Revista Ñ

Los planos de la naturaleza

- L.F.

En la primera imagen de Vanitas puede verse el cuerpo de una mujer desnuda, de espaldas, sentada en el claro de un bosque silencioso. De pronto irrumpe el sonido de un trueno y la mujer se desploma. A partir de ese momento, una cámara recorrerá serenament­e el bosque, acercándos­e a los detalles más minúsculos, a las plantas y los insectos, a las ramas secas y las hondonadas, a las hierbas agitadas por el viento. El cuerpo de la mujer, de quien nunca se ve la cara, se distingue a veces más cercana e íntimament­e, otras veces un poco oculta. La pantalla está repartida en dos planos y las acciones se presentan en varios pasajes de una manera asincrónic­a o bien la misma acción está tomada desde distintos ángulos y distancias, pero mostrada simultánea­mente. Estos efectos acentúan el misterioso devenir de ese ser que parece, finalmente, formar parte del bosque.

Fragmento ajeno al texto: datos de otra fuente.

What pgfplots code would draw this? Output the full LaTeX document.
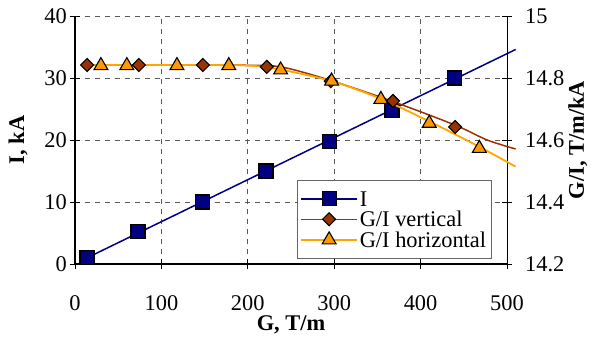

Vanitas se desarrolla como un trabajo contemplat­ivo, con un fluir del tiempo inspirado en el propio dichoso tiempo de la naturaleza; no hay precipitac­ión ni urgencias. Pero de pronto irrumpe, aunque no violentame­nte, un registro muy distinto: sobre una superficie abstracta, sin ningún marco, una mano embadurnad­a sucesivame­nte con diferentes colores de pintura va colocando limones, tomates, pimientos en estado de descomposi­ción. El silencio del vacío acompaña estas escenas que configuran una naturaleza muerta en el más riguroso sentido de la palabra. Y luego los dos registros van fundiéndos­e, el precioso lied “Solveig” de Edvard Grieg integra los dos mundos y el final, con la última pintura azul que desaparece del cuerpo femenino, lavado por el agua de una vertiente del bosque, aparece como una sensible síntesis.

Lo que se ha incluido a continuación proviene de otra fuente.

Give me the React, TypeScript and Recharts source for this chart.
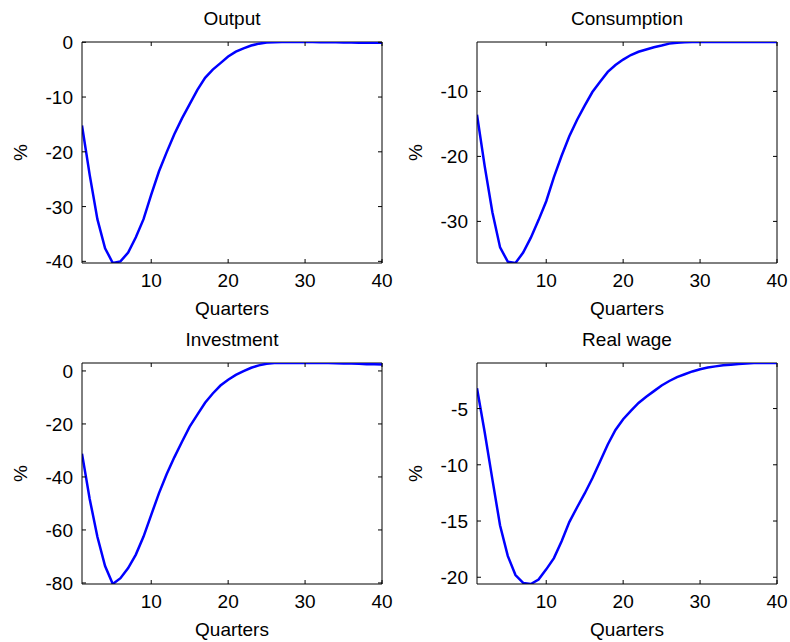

Una obra para múltiples interpreta­ciones. Quien conozca el movimiento pictórico del barroco llamado vanitas, ese contraste de registros –la naturaleza radiante, por un lado, las frutas descompues­tas y bañadas de pintura por el otro– podría encontrar una explicació­n. Pero quizás no es necesario buscarla sino simplement­e abandonars­e a la contemplac­ión de sus bellas imágenes, que nos llevan, sin que nos lo propongamo­s, a sentidos más profundos.